_GOAL OF THE EXERCISE_
Each entry below is to be given again word for word, with no pictures.

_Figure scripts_
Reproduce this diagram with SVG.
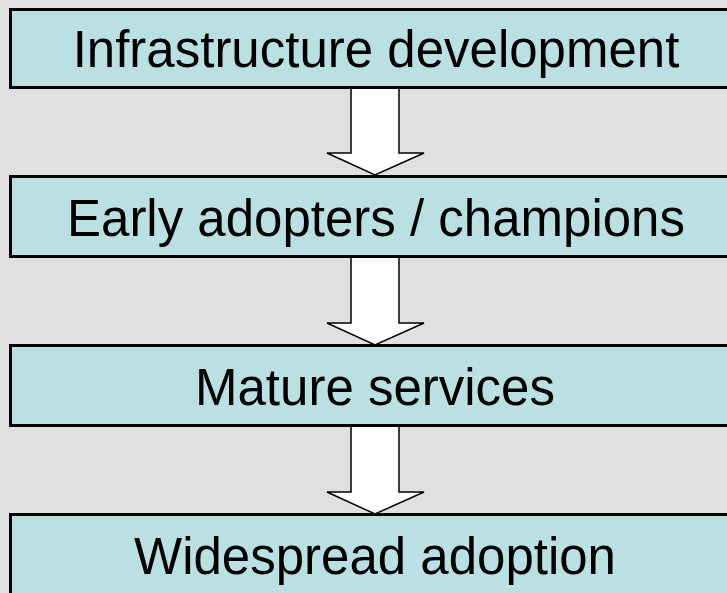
<svg xmlns="http://www.w3.org/2000/svg" width="727" height="593" viewBox="0 0 727 593">
<style>
.box{fill:#bbe0e3;stroke:#000;stroke-width:3}
.lbl{font-family:"Liberation Sans",Arial,sans-serif;font-size:51px;fill:#000;text-anchor:middle}
.arr{fill:#fff;stroke:#000;stroke-width:1.5;stroke-linejoin:miter}
</style>
<rect width="727" height="593" fill="#e0e0e0"/>
<g id="connectors">
<polygon class="arr" points="351,88 399,88 399,153 424,153 375,175 327,153 351,153"/>
<polygon class="arr" points="351,257 399,257 399,323 424,323 375,345 327,323 351,323"/>
<polygon class="arr" points="351,426 399,426 399,492 424,492 375,514 327,492 351,492"/>
</g>
<g id="n1"><rect class="box" x="10.5" y="9.5" width="740" height="78"/><text class="lbl" x="376" y="67">Infrastructure development</text></g>
<g id="n2"><rect class="box" x="10.5" y="176.5" width="740" height="80"/><text class="lbl" x="376" y="236">Early adopters / champions</text></g>
<g id="n3"><rect class="box" x="10.5" y="345.5" width="740" height="80"/><text class="lbl" x="375" y="405">Mature services</text></g>
<g id="n4"><rect class="box" x="10.5" y="514.5" width="740" height="100"/><text class="lbl" x="375" y="574">Widespread adoption</text></g>
</svg>
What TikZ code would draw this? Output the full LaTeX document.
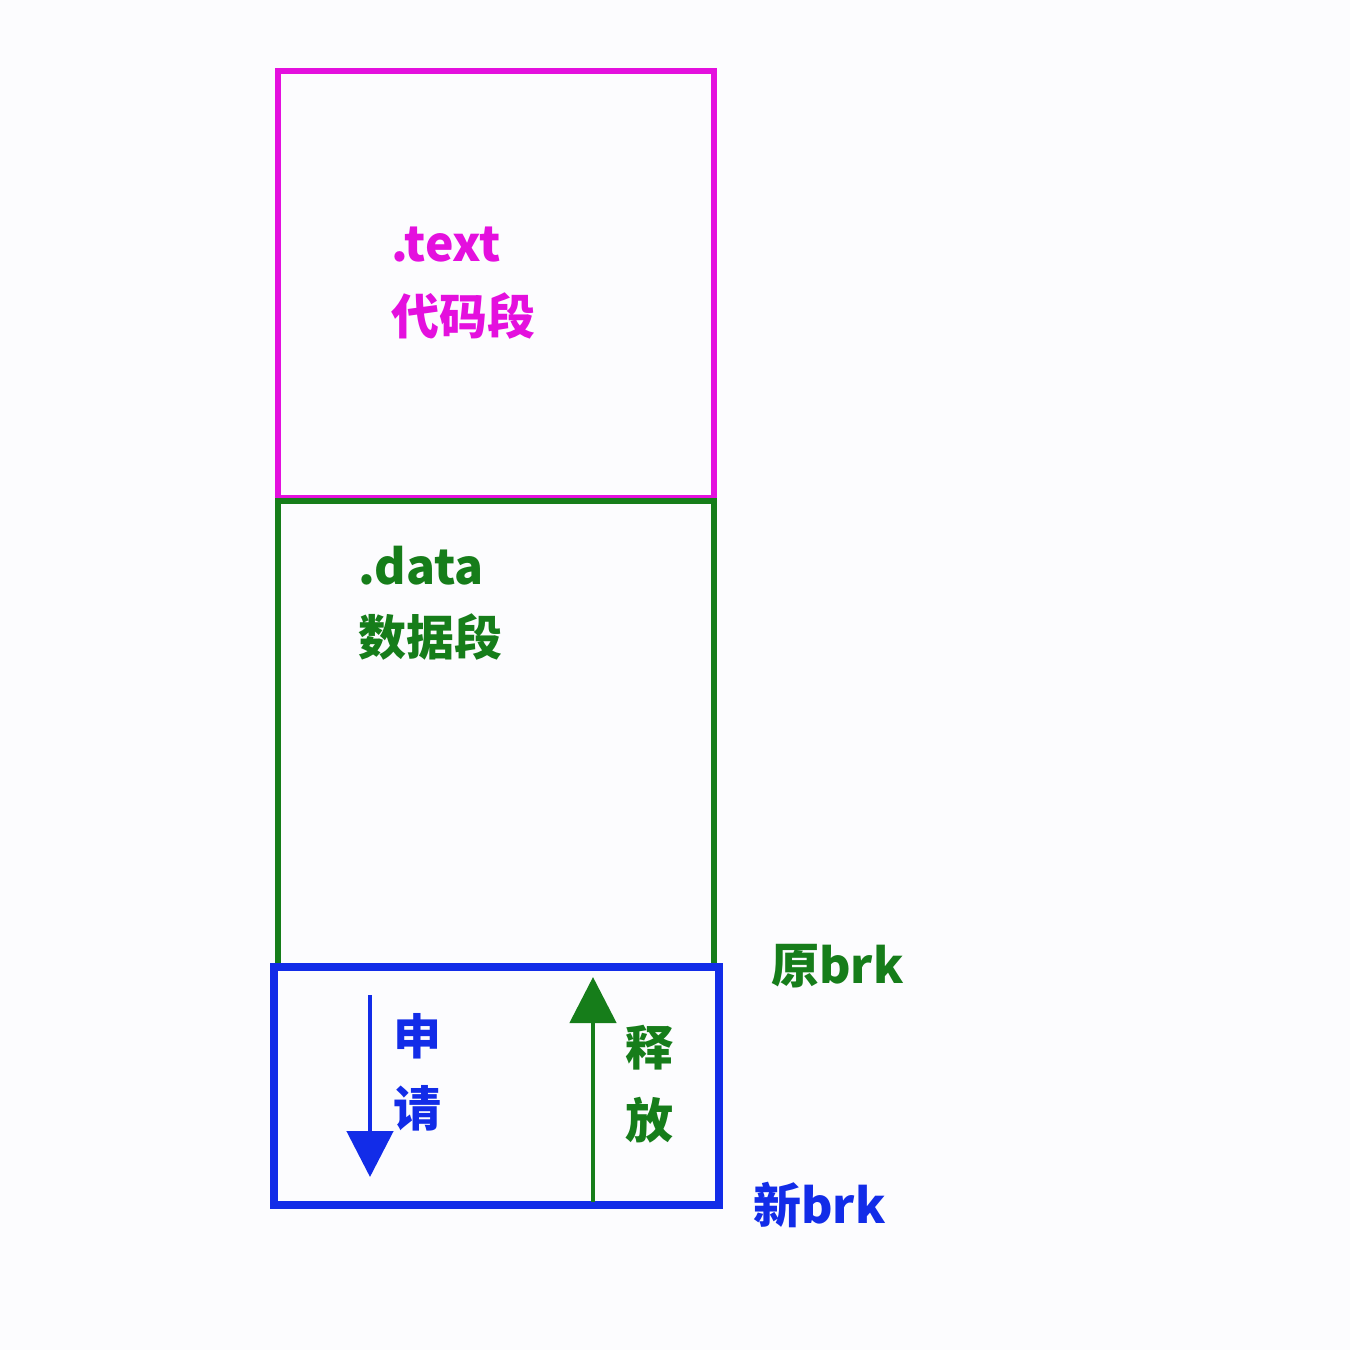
\documentclass[tikz,border=0pt]{standalone}
\usepackage{fontspec}
\setmainfont{Noto Sans CJK SC}
\usetikzlibrary{arrows.meta}
\definecolor{mag}{RGB}{228,16,222}
\definecolor{grn}{RGB}{22,125,26}
\definecolor{blu}{RGB}{18,44,232}
\definecolor{bg}{RGB}{252,252,254}
\tikzset{
  seg/.style={draw, rectangle, inner sep=0pt},
  lbl/.style={inner sep=0pt, anchor=west, font=\fontsize{24pt}{28pt}\selectfont\bfseries},
  arr/.style={line width=2.4pt, -{Triangle[length=23pt,width=23pt]}},
}
\begin{document}
\begin{tikzpicture}[x=0.5pt,y=-0.5pt]
\useasboundingbox[fill=bg] (0,0) rectangle (1350,1350);
% boxes
\node[seg, draw=mag, line width=3.4pt, minimum width=218pt, minimum height=213.5pt] (textbox) at (496,284.5) {};
\node[seg, draw=grn, line width=3.4pt, minimum width=218pt, minimum height=232.5pt] (databox) at (496,733.5) {};
\node[seg, draw=blu, line width=3.8pt, minimum width=222.5pt, minimum height=119pt] (heapbox) at (496.5,1086) {};
% labels
\node[lbl, text=mag] (t1) at (391,245) {.text};
\node[lbl, text=mag] (t2) at (391,316) {代码段};
\node[lbl, text=grn] (d1) at (358,566) {.data};
\node[lbl, text=grn] (d2) at (358,637) {数据段};
\node[lbl, text=grn] (ob) at (771,966) {原brk};
\node[lbl, text=blu] (nb) at (753,1205) {新brk};
\node[lbl, text=blu] (s1) at (393,1036) {申};
\node[lbl, text=blu] (s2) at (393,1108) {请};
\node[lbl, text=grn] (r1) at (625,1048) {释};
\node[lbl, text=grn] (r2) at (625,1120) {放};
% arrows
\coordinate (a1s) at (370,995);
\coordinate (a1e) at (370,1177);
\coordinate (a2s) at (593,1202);
\coordinate (a2e) at (593,977);
\draw[arr, draw=blu, fill=blu] (a1s) -- (a1e);
\draw[arr, draw=grn, fill=grn] (a2s) -- (a2e);
\end{tikzpicture}
\end{document}
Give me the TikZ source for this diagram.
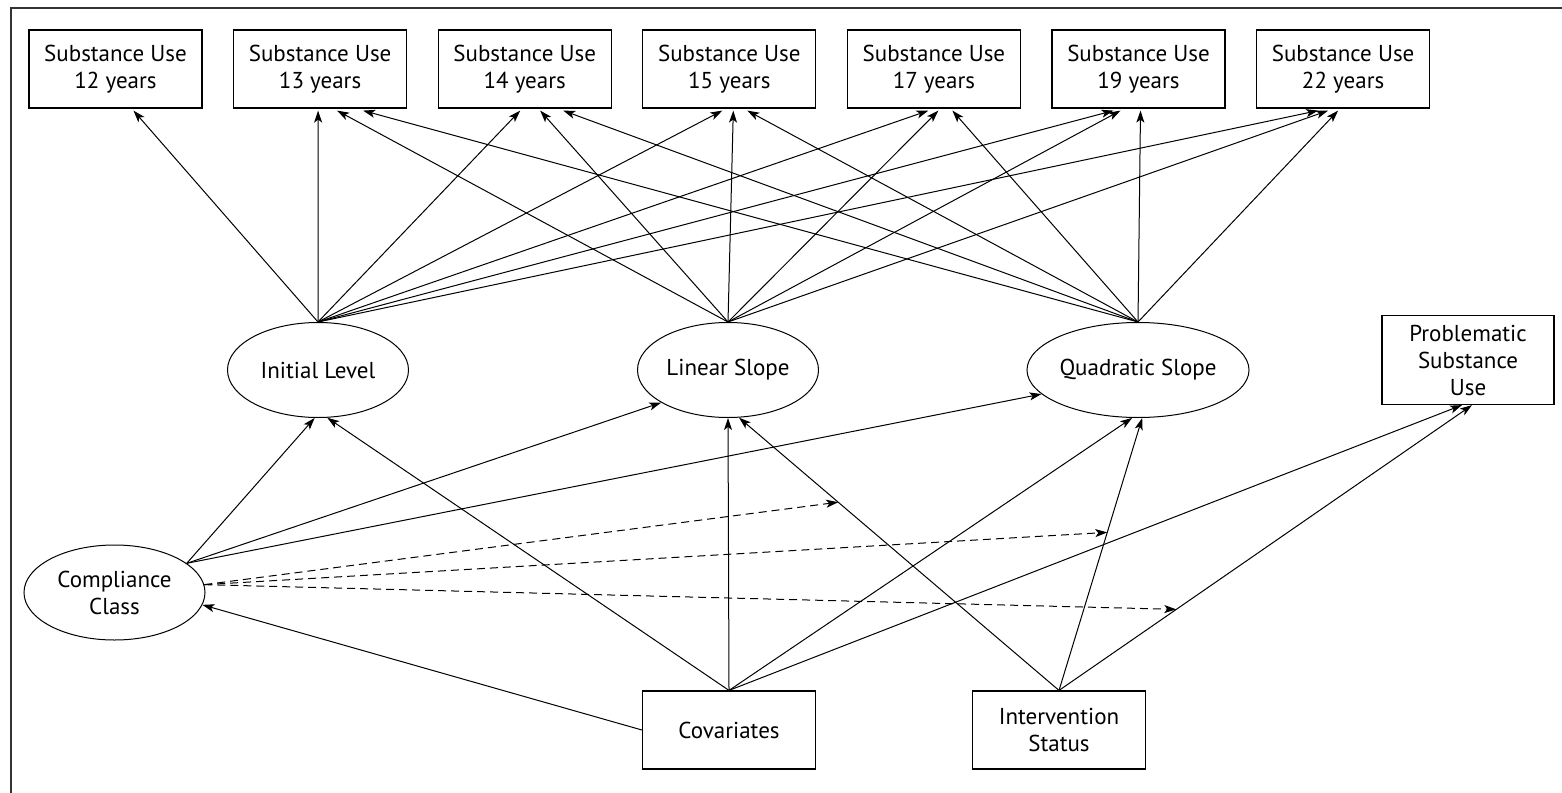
\documentclass[tikz,border=0pt]{standalone}
\usepackage{fontspec}
\setmainfont{PT Sans}
\usetikzlibrary{arrows.meta,positioning,calc,shapes.geometric}

\begin{document}
\begin{tikzpicture}[x=0.5pt, y=-0.5pt, node distance=15.2pt, every node/.style={font=\fontsize{11.5}{13.5}\selectfont},
  box/.style={draw, line width=0.6pt, align=center, minimum width=86.5pt, minimum height=39pt, inner sep=0pt},
  lat/.style={draw, ellipse, line width=0.5pt, align=center, minimum width=90.5pt, minimum height=47.5pt, inner sep=0pt},
  arr/.style={-{Stealth[length=6pt, width=4pt, inset=1.5pt]}, line width=0.5pt},
  mod/.style={arr, dash pattern=on 4pt off 2.5pt}]
\useasboundingbox (0,0) rectangle (1562,792);
\draw[line width=0.8pt, black!80] (11,8) rectangle (1600,830);
\node[box] (b12) at (115.5,69) {Substance Use\\12 years};
\node[box, right=of b12] (b13) {Substance Use\\13 years};
\node[box, right=of b13] (b14) {Substance Use\\14 years};
\node[box, right=of b14] (b15) {Substance Use\\15 years};
\node[box, right=of b15] (b17) {Substance Use\\17 years};
\node[box, right=of b17] (b19) {Substance Use\\19 years};
\node[box, right=of b19] (b22) {Substance Use\\22 years};
\node[lat] (ini) at (318,370) {Initial Level};
\node[lat] (lin) at (728,370) {Linear Slope};
\node[lat] (qua) at (1138,370) {Quadratic Slope};
\node[box, minimum width=86pt, minimum height=44.5pt] (prob) at (1468,360) {Problematic\\Substance\\Use};
\node[lat] (cmp) at (114.5,592.5) {Compliance\\Class};
\node[box] (cov) at (729,730) {Covariates};
\node[box] (intv) at (1059,730) {Intervention\\Status};
\draw[arr] (ini.north) -- ($(b12.south)+(18,2)$); \draw[arr] (ini.north) -- ($(b13.south)+(-2,2)$);
\draw[arr] (ini.north) -- ($(b14.south)+(-4.5,2)$); \draw[arr] (ini.north) -- ($(b15.south)+(-7,2)$);
\draw[arr] (ini.north) -- ($(b17.south)+(-5.5,2)$); \draw[arr] (ini.north) -- ($(b19.south)+(-25,2)$);
\draw[arr] (ini.north) -- ($(b22.south)+(-25,2)$);
\draw[arr] (lin.north) -- ($(b13.south)+(17,2)$); \draw[arr] (lin.north) -- ($(b14.south)+(15.5,2)$);
\draw[arr] (lin.north) -- ($(b15.south)+(4,2)$); \draw[arr] (lin.north) -- ($(b17.south)+(4.5,2)$);
\draw[arr] (lin.north) -- ($(b19.south)+(-18,2)$); \draw[arr] (lin.north) -- ($(b22.south)+(-15,2)$);
\draw[arr] (qua.north) -- ($(b13.south)+(43,2)$); \draw[arr] (qua.north) -- ($(b14.south)+(38.5,2)$);
\draw[arr] (qua.north) -- ($(b15.south)+(18,2)$); \draw[arr] (qua.north) -- ($(b17.south)+(18.5,2)$);
\draw[arr] (qua.north) -- ($(b19.south)+(2,2)$); \draw[arr] (qua.north) -- ($(b22.south)+(-5,2)$);
\draw[arr] (cmp.22) -- (ini.266); \draw[arr] (cmp.22) -- (lin.206); \draw[arr] (cmp.22) -- (qua.194);
\draw[arr] (cov.west) -- (cmp.352);
\draw[arr] (cov.north) -- (ini.281); \draw[arr] (cov.north) -- (lin.south);
\draw[arr] (cov.north) -- (qua.263); \draw[arr] (cov.north) -- ($(prob.south)+(-6,0)$);
\draw[arr] (intv.north) -- (lin.283) coordinate[pos=0.69] (m1);
\draw[arr] (intv.north) -- (qua.275) coordinate[pos=0.58] (m2);
\draw[arr] (intv.north) -- ($(prob.south)+(4,0)$) coordinate[pos=0.284] (m3);
\draw[mod] (cmp.5) -- (m1); \draw[mod] (cmp.5) -- (m2); \draw[mod] (cmp.5) -- (m3);
\end{tikzpicture}
\end{document}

_ANSWER IN FULL_
Reproduce this diagram with SVG.
<svg xmlns="http://www.w3.org/2000/svg" width="727" height="593" viewBox="0 0 727 593">
<style>
.box{fill:#bbe0e3;stroke:#000;stroke-width:3}
.lbl{font-family:"Liberation Sans",Arial,sans-serif;font-size:51px;fill:#000;text-anchor:middle}
.arr{fill:#fff;stroke:#000;stroke-width:1.5;stroke-linejoin:miter}
</style>
<rect width="727" height="593" fill="#e0e0e0"/>
<g id="connectors">
<polygon class="arr" points="351,88 399,88 399,153 424,153 375,175 327,153 351,153"/>
<polygon class="arr" points="351,257 399,257 399,323 424,323 375,345 327,323 351,323"/>
<polygon class="arr" points="351,426 399,426 399,492 424,492 375,514 327,492 351,492"/>
</g>
<g id="n1"><rect class="box" x="10.5" y="9.5" width="740" height="78"/><text class="lbl" x="376" y="67">Infrastructure development</text></g>
<g id="n2"><rect class="box" x="10.5" y="176.5" width="740" height="80"/><text class="lbl" x="376" y="236">Early adopters / champions</text></g>
<g id="n3"><rect class="box" x="10.5" y="345.5" width="740" height="80"/><text class="lbl" x="375" y="405">Mature services</text></g>
<g id="n4"><rect class="box" x="10.5" y="514.5" width="740" height="100"/><text class="lbl" x="375" y="574">Widespread adoption</text></g>
</svg>
What TikZ code would draw this? Output the full LaTeX document.
\documentclass[tikz,border=0pt]{standalone}
\usepackage{fontspec}
\setmainfont{Noto Sans CJK SC}
\usetikzlibrary{arrows.meta}
\definecolor{mag}{RGB}{228,16,222}
\definecolor{grn}{RGB}{22,125,26}
\definecolor{blu}{RGB}{18,44,232}
\definecolor{bg}{RGB}{252,252,254}
\tikzset{
  seg/.style={draw, rectangle, inner sep=0pt},
  lbl/.style={inner sep=0pt, anchor=west, font=\fontsize{24pt}{28pt}\selectfont\bfseries},
  arr/.style={line width=2.4pt, -{Triangle[length=23pt,width=23pt]}},
}
\begin{document}
\begin{tikzpicture}[x=0.5pt,y=-0.5pt]
\useasboundingbox[fill=bg] (0,0) rectangle (1350,1350);
% boxes
\node[seg, draw=mag, line width=3.4pt, minimum width=218pt, minimum height=213.5pt] (textbox) at (496,284.5) {};
\node[seg, draw=grn, line width=3.4pt, minimum width=218pt, minimum height=232.5pt] (databox) at (496,733.5) {};
\node[seg, draw=blu, line width=3.8pt, minimum width=222.5pt, minimum height=119pt] (heapbox) at (496.5,1086) {};
% labels
\node[lbl, text=mag] (t1) at (391,245) {.text};
\node[lbl, text=mag] (t2) at (391,316) {代码段};
\node[lbl, text=grn] (d1) at (358,566) {.data};
\node[lbl, text=grn] (d2) at (358,637) {数据段};
\node[lbl, text=grn] (ob) at (771,966) {原brk};
\node[lbl, text=blu] (nb) at (753,1205) {新brk};
\node[lbl, text=blu] (s1) at (393,1036) {申};
\node[lbl, text=blu] (s2) at (393,1108) {请};
\node[lbl, text=grn] (r1) at (625,1048) {释};
\node[lbl, text=grn] (r2) at (625,1120) {放};
% arrows
\coordinate (a1s) at (370,995);
\coordinate (a1e) at (370,1177);
\coordinate (a2s) at (593,1202);
\coordinate (a2e) at (593,977);
\draw[arr, draw=blu, fill=blu] (a1s) -- (a1e);
\draw[arr, draw=grn, fill=grn] (a2s) -- (a2e);
\end{tikzpicture}
\end{document}
Give me the TikZ source for this diagram.
\documentclass[tikz,border=0pt]{standalone}
\usepackage{fontspec}
\setmainfont{PT Sans}
\usetikzlibrary{arrows.meta,positioning,calc,shapes.geometric}

\begin{document}
\begin{tikzpicture}[x=0.5pt, y=-0.5pt, node distance=15.2pt, every node/.style={font=\fontsize{11.5}{13.5}\selectfont},
  box/.style={draw, line width=0.6pt, align=center, minimum width=86.5pt, minimum height=39pt, inner sep=0pt},
  lat/.style={draw, ellipse, line width=0.5pt, align=center, minimum width=90.5pt, minimum height=47.5pt, inner sep=0pt},
  arr/.style={-{Stealth[length=6pt, width=4pt, inset=1.5pt]}, line width=0.5pt},
  mod/.style={arr, dash pattern=on 4pt off 2.5pt}]
\useasboundingbox (0,0) rectangle (1562,792);
\draw[line width=0.8pt, black!80] (11,8) rectangle (1600,830);
\node[box] (b12) at (115.5,69) {Substance Use\\12 years};
\node[box, right=of b12] (b13) {Substance Use\\13 years};
\node[box, right=of b13] (b14) {Substance Use\\14 years};
\node[box, right=of b14] (b15) {Substance Use\\15 years};
\node[box, right=of b15] (b17) {Substance Use\\17 years};
\node[box, right=of b17] (b19) {Substance Use\\19 years};
\node[box, right=of b19] (b22) {Substance Use\\22 years};
\node[lat] (ini) at (318,370) {Initial Level};
\node[lat] (lin) at (728,370) {Linear Slope};
\node[lat] (qua) at (1138,370) {Quadratic Slope};
\node[box, minimum width=86pt, minimum height=44.5pt] (prob) at (1468,360) {Problematic\\Substance\\Use};
\node[lat] (cmp) at (114.5,592.5) {Compliance\\Class};
\node[box] (cov) at (729,730) {Covariates};
\node[box] (intv) at (1059,730) {Intervention\\Status};
\draw[arr] (ini.north) -- ($(b12.south)+(18,2)$); \draw[arr] (ini.north) -- ($(b13.south)+(-2,2)$);
\draw[arr] (ini.north) -- ($(b14.south)+(-4.5,2)$); \draw[arr] (ini.north) -- ($(b15.south)+(-7,2)$);
\draw[arr] (ini.north) -- ($(b17.south)+(-5.5,2)$); \draw[arr] (ini.north) -- ($(b19.south)+(-25,2)$);
\draw[arr] (ini.north) -- ($(b22.south)+(-25,2)$);
\draw[arr] (lin.north) -- ($(b13.south)+(17,2)$); \draw[arr] (lin.north) -- ($(b14.south)+(15.5,2)$);
\draw[arr] (lin.north) -- ($(b15.south)+(4,2)$); \draw[arr] (lin.north) -- ($(b17.south)+(4.5,2)$);
\draw[arr] (lin.north) -- ($(b19.south)+(-18,2)$); \draw[arr] (lin.north) -- ($(b22.south)+(-15,2)$);
\draw[arr] (qua.north) -- ($(b13.south)+(43,2)$); \draw[arr] (qua.north) -- ($(b14.south)+(38.5,2)$);
\draw[arr] (qua.north) -- ($(b15.south)+(18,2)$); \draw[arr] (qua.north) -- ($(b17.south)+(18.5,2)$);
\draw[arr] (qua.north) -- ($(b19.south)+(2,2)$); \draw[arr] (qua.north) -- ($(b22.south)+(-5,2)$);
\draw[arr] (cmp.22) -- (ini.266); \draw[arr] (cmp.22) -- (lin.206); \draw[arr] (cmp.22) -- (qua.194);
\draw[arr] (cov.west) -- (cmp.352);
\draw[arr] (cov.north) -- (ini.281); \draw[arr] (cov.north) -- (lin.south);
\draw[arr] (cov.north) -- (qua.263); \draw[arr] (cov.north) -- ($(prob.south)+(-6,0)$);
\draw[arr] (intv.north) -- (lin.283) coordinate[pos=0.69] (m1);
\draw[arr] (intv.north) -- (qua.275) coordinate[pos=0.58] (m2);
\draw[arr] (intv.north) -- ($(prob.south)+(4,0)$) coordinate[pos=0.284] (m3);
\draw[mod] (cmp.5) -- (m1); \draw[mod] (cmp.5) -- (m2); \draw[mod] (cmp.5) -- (m3);
\end{tikzpicture}
\end{document}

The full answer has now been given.